**DATASET SECTION:**
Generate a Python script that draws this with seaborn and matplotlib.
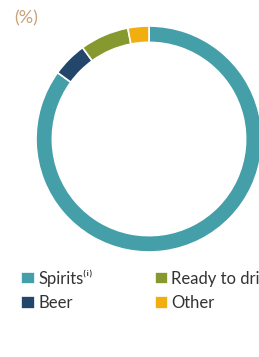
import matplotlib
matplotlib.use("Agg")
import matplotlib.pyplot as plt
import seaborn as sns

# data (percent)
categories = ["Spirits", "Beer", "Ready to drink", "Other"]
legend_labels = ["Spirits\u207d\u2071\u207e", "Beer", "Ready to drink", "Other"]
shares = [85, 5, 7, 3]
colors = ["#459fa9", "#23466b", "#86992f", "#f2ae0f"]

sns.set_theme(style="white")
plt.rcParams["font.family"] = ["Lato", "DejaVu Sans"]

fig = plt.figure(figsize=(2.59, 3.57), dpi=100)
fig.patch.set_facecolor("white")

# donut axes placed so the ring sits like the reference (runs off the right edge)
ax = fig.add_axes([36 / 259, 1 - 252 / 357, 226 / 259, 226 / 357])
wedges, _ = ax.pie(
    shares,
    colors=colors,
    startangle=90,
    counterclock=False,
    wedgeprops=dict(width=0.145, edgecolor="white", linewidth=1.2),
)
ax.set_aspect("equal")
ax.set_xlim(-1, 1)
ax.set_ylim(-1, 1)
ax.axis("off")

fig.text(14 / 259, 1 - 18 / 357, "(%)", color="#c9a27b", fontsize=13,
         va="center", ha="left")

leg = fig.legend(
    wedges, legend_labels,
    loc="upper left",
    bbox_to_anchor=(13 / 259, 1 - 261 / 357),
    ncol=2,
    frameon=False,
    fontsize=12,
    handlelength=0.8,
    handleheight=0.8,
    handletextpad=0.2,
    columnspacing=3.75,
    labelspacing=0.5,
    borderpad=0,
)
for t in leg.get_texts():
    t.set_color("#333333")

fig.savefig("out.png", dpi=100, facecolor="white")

**GIVEN EXERCISE:** Within the listing above, copy each line that has the string "matplotlib".

**TASK RESULT:**
Generate a Python script that draws this with seaborn and matplotlib.
import matplotlib
matplotlib.use("Agg")
import matplotlib.pyplot as plt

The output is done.